One of the more commonly made arguments during the debate surrounding the debt ceiling -and the anticipation of the ensuing havoc had the default on our debts not been narrowly avoided-was that America’s corporate class and business owners were becoming “scared,” “frightened” and as such, unlikely to make jobs.
Allstate- the insurance company you probably know from their ubiquitous ads featuring worst case scenarios rather than a quacking duck or accented lizard- is one company that has elucidated their strategy for the time the debate was raging. During a recent Q2 call with analysts just 13 hours after the compromise had been reached, Allstate CEO Thomas J. Wilson described how the company handled looming financial disaster:
“Our assumptions are that any (financial market) dislocation will be temporary, and that the commercial banking system will continue to function… Given the highly liquid nature of our portfolio, and the long duration of our liabilities, this obviously only has a limited impact on us.
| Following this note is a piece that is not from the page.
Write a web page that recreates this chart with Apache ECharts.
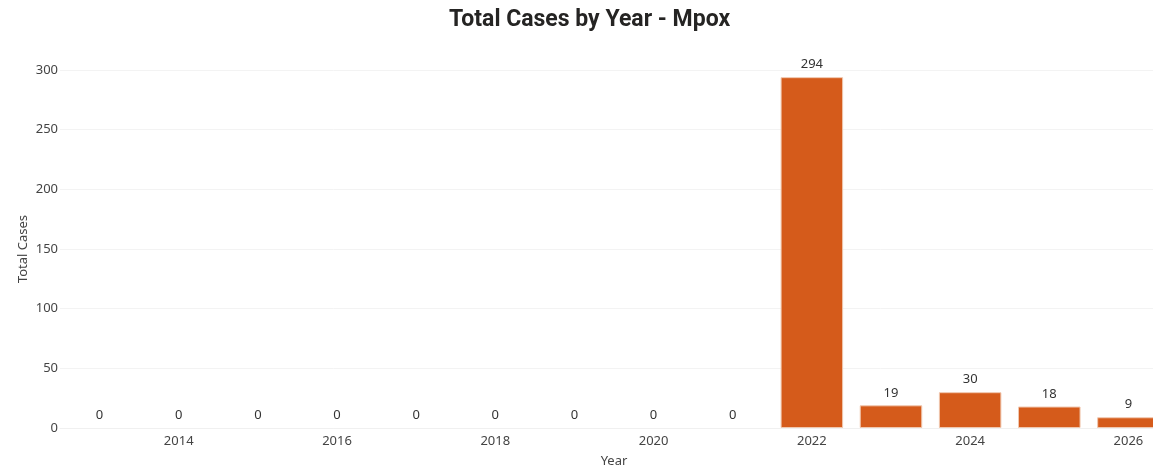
<!DOCTYPE html>
<html>
<head>
<meta charset="utf-8">
<script src="https://cdn.jsdelivr.net/npm/echarts@6/dist/echarts.min.js"></script>
<style>
html,body{margin:0;padding:0;background:#fff;}
#c{width:1153px;height:476px;}
</style>
</head>
<body>
<div id="c"></div>
<script>
const years = ['2013','2014','2015','2016','2017','2018','2019','2020','2021','2022','2023','2024','2025','2026'];
const totalCases = [0,0,0,0,0,0,0,0,0,294,19,30,18,9];
const yTicks = [0,50,100,150,200,250,300];

const chart = echarts.init(document.getElementById('c'));
chart.setOption({
  animation: false,
  backgroundColor: '#fff',
  title: {
    text: 'Total Cases by Year - Mpox',
    left: 444,
    top: 4,
    textStyle: {fontFamily: 'Roboto', fontWeight: 'bold', fontSize: 23, color: '#252423'}
  },
  grid: {left: 60, top: 70, width: 1108, bottom: 48, containLabel: false, outerBoundsMode: 'none'},
  xAxis: {
    type: 'category',
    data: years,
    name: 'Year',
    nameLocation: 'middle',
    nameGap: 27,
    nameTextStyle: {fontFamily: 'Noto Sans', fontSize: 13, color: '#444'},
    axisLine: {show: true, lineStyle: {color: '#f0f0f0'}},
    axisTick: {show: false},
    axisLabel: {
      interval: (i) => i % 2 === 1,
      fontFamily: 'Noto Sans', fontSize: 13, color: '#444', margin: 7
    }
  },
  yAxis: {
    type: 'value',
    min: yTicks[0],
    max: yTicks[yTicks.length - 1],
    interval: 50,
    name: 'Total Cases',
    nameLocation: 'middle',
    nameGap: 30,
    nameMoveOverlap: false,
    nameTextStyle: {fontFamily: 'Noto Sans', fontSize: 13, color: '#444'},
    axisLine: {show: false},
    axisTick: {show: false},
    axisLabel: {fontFamily: 'Noto Sans', fontSize: 13, color: '#444', margin: 2},
    splitLine: {lineStyle: {color: '#f3f3f3'}}
  },
  series: [{
    type: 'bar',
    data: totalCases.map(v => ({value: v, itemStyle: {borderWidth: v > 0 ? 1 : 0}})),
    barCategoryGap: '21%',
    itemStyle: {color: '#D55B1B', borderColor: '#f0c8b0'},
    label: {
      show: true, position: 'top', distance: 6,
      fontFamily: 'Noto Sans', fontSize: 13, color: '#333'
    }
  }]
});
</script>
</body>
</html>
Nevertheless, we did a number of things. We sold our long Treasuries, we put some additional hedges in place, we shifted the focus of our short-term portfolio, we underweighted equities, and we continued our shift into corporate credit.”
We also increased liquidity by building up operating cash. And two weeks ago, we issued $400 million in commercial paper, and placed the proceeds in compensating balances to ensure we have cash to take advantage of any short-term investment opportunities.”
Allstate has a $99 billion investment portfolio.